Trust me: they're nice shoes. a lot of nice shoes. When the teenage antiheroes of The Bling Ring (in limited release June 14, nationwide June 21) first see the shoes--which, in the film and in real life, belong to Paris Hilton, into whose home they've broken--their gasps make sense. They're also mostly spontaneous. Sofia Coppola, who directed and wrote the movie based on the true tale of California kids on a celebrity-burglary spree, didn't let her actors examine Hilton's closet before the cameras were rolling. The result is a moment of shock and awe and, most of all, desire.
"I tried to shoot it in a seductive way, so you saw the allure of these things that they were after," says Coppola. "It's definitely over the top, but I wanted it to be like a candy store--this pretty, colorful stuff."
Coppola adheres to this candy-store ethos throughout The Bling Ring. Her camera acts like a host on QVC, showcasing the glittery trappings of wealth. To compare the film to an infomercial is to do it a disservice, but Coppola says viewers, like her characters, are indeed meant to crave all they see.

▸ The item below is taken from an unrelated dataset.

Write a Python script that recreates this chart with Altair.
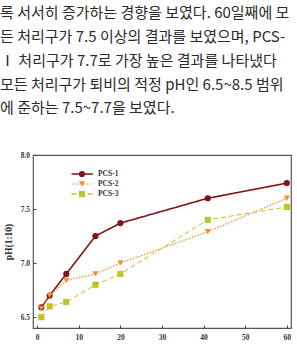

This shared, impulsive desire is what makes Coppola's criminals so believable. It's also what ties The Bling Ring to a number of this season's films, chiefly Baz Luhrmann's The Great Gatsby and Harmony Korine's Spring Breakers. While their story lines (Jazz Age seduction, college crime fantasia) couldn't be more different, their visions are united by long, loving looks at stuff, from vintage Tiffany hat pins and celebrity-branded perfume to Hermès handbags, golden bullets and strands of pearls long enough to loop around a neck so many times, you lose count.
Did you find yourself longing for Jay Gatsby's monogrammed floors, his gleaming car, his wardrobe? Luhrmann says that was the point. Just as F. Scott Fitzgerald's hero tries to prove his worth to Daisy via a display à la Cribs, MTV's celebrity-house-tour franchise, Luhrmann says he had to capture Gatsby's belief in stuff's power. For the climax of his demonstration, as Gatsby showers Daisy with beautiful button-downs, that meant creating a "psychedelic snowstorm of shirts."
"Every detail in that house is about him saying, 'Look how rich I am. I am worthy because I have all this stuff,'" Luhrmann says. "We want the audience to go, Look at all of the stuff!" Coppola's mission was much the same: "The whole story I tried to experience with the kids, to get in their minds why they did this, so the audience experiences it with them." Her camera had to love stuff as much as her thieves do.
These aren't the first characters defined by possessions, nor are these the first films to lovingly frame belongings. What's new is the palpable electricity of the reveal. Consider 1995's Clueless, which featured a closet just as extreme as Hilton's but presented as more ridiculous than desirable. Wes Anderson's films are meticulous about objects, but for their aesthetic or sentimental, not monetary, value. Citizen Kane focuses on a man who achieves class status as he acquires stuff--yet the takeaway isn't exactly that Xanadu is full of great decorating ideas.